● What you need to do:
Output the material beneath this task exactly, images excluded.
Begin
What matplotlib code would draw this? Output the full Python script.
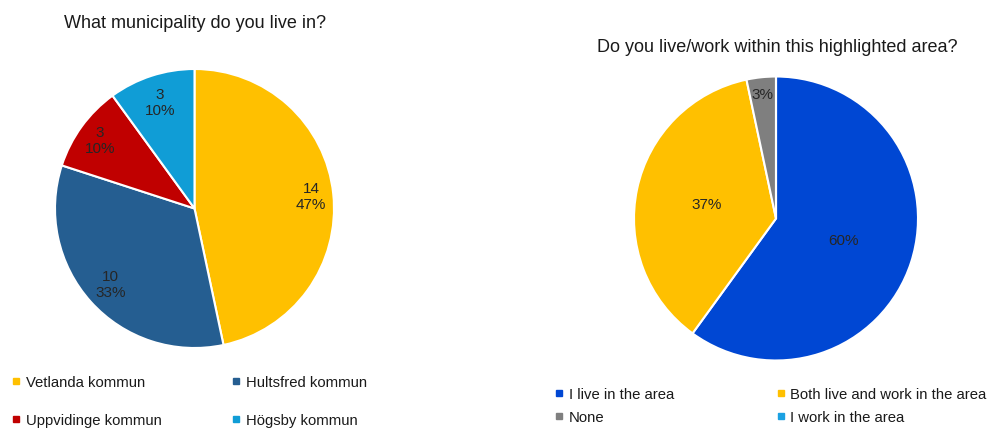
import numpy as np
import matplotlib.pyplot as plt
from matplotlib.lines import Line2D

plt.rcParams['font.family'] = ['Liberation Sans', 'DejaVu Sans']

# Kommun
kommuner = ['Vetlanda kommun', 'Hultsfred kommun', 'Uppvidinge kommun', 'Högsby kommun']
antal_kommun = [14, 10, 3, 3]
farger_kommun = ['#FFC000', '#255E91', '#C00000', '#109DD6']

# Område
omraden = ['I live in the area', 'Both live and work in the area', 'None', 'I work in the area']
antal_omrade = [18, 11, 1, 0]
farger_omrade = ['#0047D3', '#FFC000', '#7F7F7F', '#1BA1E2']

fig = plt.figure(figsize=(9.99, 4.31), dpi=100)
W, H = 999, 431


def pie_axes(cx, cy, r):
    # axlar i pixlar -> figurkoordinater
    return fig.add_axes([(cx - r) / W, (H - cy - r) / H, 2 * r / W, 2 * r / H])


def labels(ax, wedges, texts, dist):
    for w, t, d in zip(wedges, texts, dist):
        if t is None:
            continue
        ang = np.deg2rad((w.theta1 + w.theta2) / 2)
        ax.text(d * np.cos(ang), d * np.sin(ang), t, ha='center', va='center',
                fontsize=11, color='#262626', linespacing=1.2)


# vänster diagram
ax1 = pie_axes(194.5, 209.5, 139.5)
w1, _ = ax1.pie(antal_kommun, colors=farger_kommun, startangle=90, counterclock=False,
                wedgeprops=dict(edgecolor='white', linewidth=1.5))
ax1.set_xlim(-1, 1)
ax1.set_ylim(-1, 1)
tot = sum(antal_kommun)
txt1 = ['%d\n%d%%' % (v, round(100 * v / tot)) for v in antal_kommun]
labels(ax1, w1, txt1, [0.84, 0.81, 0.84, 0.8])
fig.text(195 / W, 1 - 23 / H, 'What municipality do you live in?', ha='center', va='center',
         fontsize=13, color='#1a1a1a')

# höger diagram
ax2 = pie_axes(776, 219.5, 142)
w2, _ = ax2.pie(antal_omrade, colors=farger_omrade, startangle=90, counterclock=False,
                wedgeprops=dict(edgecolor='white', linewidth=1.5))
ax2.set_xlim(-1, 1)
ax2.set_ylim(-1, 1)
tot = sum(antal_omrade)
txt2 = ['%d%%' % round(100 * v / tot) if v > 0 else None for v in antal_omrade]
labels(ax2, w2, txt2, [0.5, 0.5, 0.88, 0.5])
fig.text(777 / W, 1 - 47 / H, 'Do you live/work within this highlighted area?', ha='center',
         va='center', fontsize=13, color='#1a1a1a')


def handles(cols):
    return [Line2D([], [], marker='s', linestyle='none', markersize=4.5, color=c) for c in cols]


def radvis(lst):
    # legend fylls kolumnvis, så byt ordning för två kolumner radvis
    return [lst[0], lst[2], lst[1], lst[3]]


fig.legend(handles(radvis(farger_kommun)), radvis(kommuner), ncol=2, loc='upper left',
           bbox_to_anchor=(12 / W, 1 - 376 / H), frameon=False, fontsize=10.7,
           handlelength=0.6, handletextpad=0.35, columnspacing=4.7, labelspacing=1.6,
           borderpad=0, borderaxespad=0, labelcolor='#1a1a1a')
fig.legend(handles(radvis(farger_omrade)), radvis(omraden), ncol=2, loc='upper left',
           bbox_to_anchor=(555 / W, 1 - 388 / H), frameon=False, fontsize=10.7,
           handlelength=0.6, handletextpad=0.35, columnspacing=6.85, labelspacing=0.62,
           borderpad=0, borderaxespad=0, labelcolor='#1a1a1a')

fig.savefig('out.png', dpi=100, facecolor='white')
End
● Response:
What matplotlib code would draw this? Output the full Python script.
import numpy as np
import matplotlib.pyplot as plt
from matplotlib.lines import Line2D

plt.rcParams['font.family'] = ['Liberation Sans', 'DejaVu Sans']

# Kommun
kommuner = ['Vetlanda kommun', 'Hultsfred kommun', 'Uppvidinge kommun', 'Högsby kommun']
antal_kommun = [14, 10, 3, 3]
farger_kommun = ['#FFC000', '#255E91', '#C00000', '#109DD6']

# Område
omraden = ['I live in the area', 'Both live and work in the area', 'None', 'I work in the area']
antal_omrade = [18, 11, 1, 0]
farger_omrade = ['#0047D3', '#FFC000', '#7F7F7F', '#1BA1E2']

fig = plt.figure(figsize=(9.99, 4.31), dpi=100)
W, H = 999, 431


def pie_axes(cx, cy, r):
    # axlar i pixlar -> figurkoordinater
    return fig.add_axes([(cx - r) / W, (H - cy - r) / H, 2 * r / W, 2 * r / H])


def labels(ax, wedges, texts, dist):
    for w, t, d in zip(wedges, texts, dist):
        if t is None:
            continue
        ang = np.deg2rad((w.theta1 + w.theta2) / 2)
        ax.text(d * np.cos(ang), d * np.sin(ang), t, ha='center', va='center',
                fontsize=11, color='#262626', linespacing=1.2)


# vänster diagram
ax1 = pie_axes(194.5, 209.5, 139.5)
w1, _ = ax1.pie(antal_kommun, colors=farger_kommun, startangle=90, counterclock=False,
                wedgeprops=dict(edgecolor='white', linewidth=1.5))
ax1.set_xlim(-1, 1)
ax1.set_ylim(-1, 1)
tot = sum(antal_kommun)
txt1 = ['%d\n%d%%' % (v, round(100 * v / tot)) for v in antal_kommun]
labels(ax1, w1, txt1, [0.84, 0.81, 0.84, 0.8])
fig.text(195 / W, 1 - 23 / H, 'What municipality do you live in?', ha='center', va='center',
         fontsize=13, color='#1a1a1a')

# höger diagram
ax2 = pie_axes(776, 219.5, 142)
w2, _ = ax2.pie(antal_omrade, colors=farger_omrade, startangle=90, counterclock=False,
                wedgeprops=dict(edgecolor='white', linewidth=1.5))
ax2.set_xlim(-1, 1)
ax2.set_ylim(-1, 1)
tot = sum(antal_omrade)
txt2 = ['%d%%' % round(100 * v / tot) if v > 0 else None for v in antal_omrade]
labels(ax2, w2, txt2, [0.5, 0.5, 0.88, 0.5])
fig.text(777 / W, 1 - 47 / H, 'Do you live/work within this highlighted area?', ha='center',
         va='center', fontsize=13, color='#1a1a1a')


def handles(cols):
    return [Line2D([], [], marker='s', linestyle='none', markersize=4.5, color=c) for c in cols]


def radvis(lst):
    # legend fylls kolumnvis, så byt ordning för två kolumner radvis
    return [lst[0], lst[2], lst[1], lst[3]]


fig.legend(handles(radvis(farger_kommun)), radvis(kommuner), ncol=2, loc='upper left',
           bbox_to_anchor=(12 / W, 1 - 376 / H), frameon=False, fontsize=10.7,
           handlelength=0.6, handletextpad=0.35, columnspacing=4.7, labelspacing=1.6,
           borderpad=0, borderaxespad=0, labelcolor='#1a1a1a')
fig.legend(handles(radvis(farger_omrade)), radvis(omraden), ncol=2, loc='upper left',
           bbox_to_anchor=(555 / W, 1 - 388 / H), frameon=False, fontsize=10.7,
           handlelength=0.6, handletextpad=0.35, columnspacing=6.85, labelspacing=0.62,
           borderpad=0, borderaxespad=0, labelcolor='#1a1a1a')

fig.savefig('out.png', dpi=100, facecolor='white')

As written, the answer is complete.